Damien O February 17, 2017 at 08:10

I’m enjoying this series alot. I do think the name of the series is a bit tone deaf though. Not all Asiasn are the same and calling them all by a Chinese name is kindof colorblind don’t you think? Chop suey isnt even Chinese really it’s american. I’m not even a kind of Asian and I;m a little put off by it.

dan February 17, 2017 at 12:32

I’m not going to say I don’t understand your comment, I do. But I think it’s just a bit too “PC” for me to even worry about it. I have the feeling this is one of those situations where someone who’s not a member of the “target group” is more offended for them than they are for themselves. I could be wrong, and hey, Asian readers, let me know if you do find it offensive.
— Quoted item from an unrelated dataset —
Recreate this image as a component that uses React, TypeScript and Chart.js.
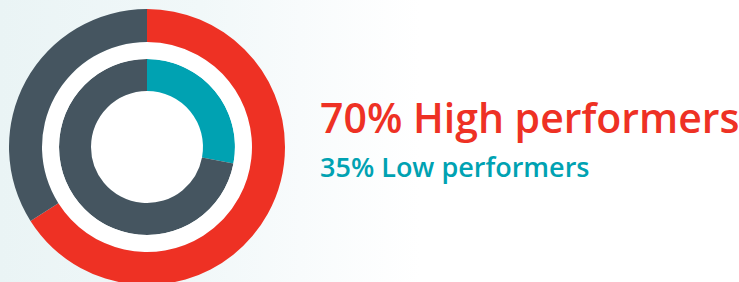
import React, { useEffect, useRef } from "react";
import { Chart, registerables } from "chart.js";

Chart.register(...registerables);

const highLabel = "70% High performers";
const lowLabel = "35% Low performers";
const outerSegments = ["High performers", "Others"];
const outerValues = [66, 34];
const innerSegments = ["Low performers", "Others"];
const innerValues = [28, 72];

const RED = "#EE3124";
const SLATE = "#455560";
const TEAL = "#00A2B2";

export default function App() {
  const ref = useRef<HTMLCanvasElement | null>(null);

  useEffect(() => {
    document.body.style.margin = "0";
    const ctx = ref.current!;
    const chart = new Chart(ctx, {
      type: "doughnut",
      data: {
        labels: outerSegments,
        datasets: [
          {
            data: outerValues,
            backgroundColor: [RED, SLATE],
            borderWidth: 0,
            weight: 33,
          },
          {
            data: [1],
            backgroundColor: ["#FFFFFF"],
            borderWidth: 0,
            weight: 17,
          },
          {
            data: innerValues,
            backgroundColor: [TEAL, SLATE],
            borderWidth: 0,
            weight: 32,
          },
          {
            data: [1],
            backgroundColor: ["#FFFFFF"],
            borderWidth: 0,
            weight: 56,
          },
        ],
      },
      options: {
        responsive: false,
        animation: false,
        cutout: 0,
        layout: { padding: 0 },
        plugins: {
          legend: { display: false },
          tooltip: { enabled: false },
        },
        events: [],
      },
    });
    return () => chart.destroy();
  }, []);

  return (
    <div
      style={{
        position: "fixed",
        left: 0,
        top: 0,
        width: 739,
        height: 282,
        overflow: "hidden",
        background: "linear-gradient(to right, #EAF4F5 0px, #F1F8F9 200px, #F8FBFC 300px, #FFFFFF 420px)",
      }}
    >
      <canvas
        ref={ref}
        width={276}
        height={276}
        style={{ position: "absolute", left: 8.5, top: 8.5, width: 276, height: 276 }}
      />
      <div
        style={{
          position: "absolute",
          left: 320,
          top: 96.6,
          fontFamily: "'Open Sans', sans-serif",
          fontWeight: 600,
          fontSize: 41,
          lineHeight: "41px",
          color: RED,
          whiteSpace: "nowrap",
        }}
      >
        {highLabel}
      </div>
      <div
        style={{
          position: "absolute",
          left: 320,
          top: 153,
          fontFamily: "'Open Sans', sans-serif",
          fontWeight: 600,
          fontSize: 27,
          lineHeight: "27px",
          color: TEAL,
          whiteSpace: "nowrap",
        }}
      >
        {lowLabel}
      </div>
    </div>
  );
}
It’s not my intent, and I think that the use of what’s really an American English term rather than a specifically Chinese (or Korean or Japanese, or…) term kind of makes the point, no? It’s part of why I picked it!

Damien O February 20, 2017 at 10:33

I saw in your new post that you answered this one. I don’t think I’m being an overly sensitive, like a snowflake or something, I just think that you should pick a better name that isn’t so identified as Chinese. It’s not that big a deal, but it caught my attention when you started revieweing non Chinese places.

dan February 20, 2017 at 10:40

Well, but here’s the thing, and I don’t want to turn this personal, or belabor it, but it’s interesting that it didn’t bother you with Japanese restaurants being included, nor even, let’s face it, Chinese restaurants, since “chop suey” isn’t really associated with Chinese food outside of Western culture, and even the origin of the term and dish are rooted in Taiwanese culture, so the Chinese as a whole would probably find it odd as well. Either way, while I appreciate your sentiments, I’m planning on, at least as of now, sticking with it as an easily understandable American English term for what I want to convey.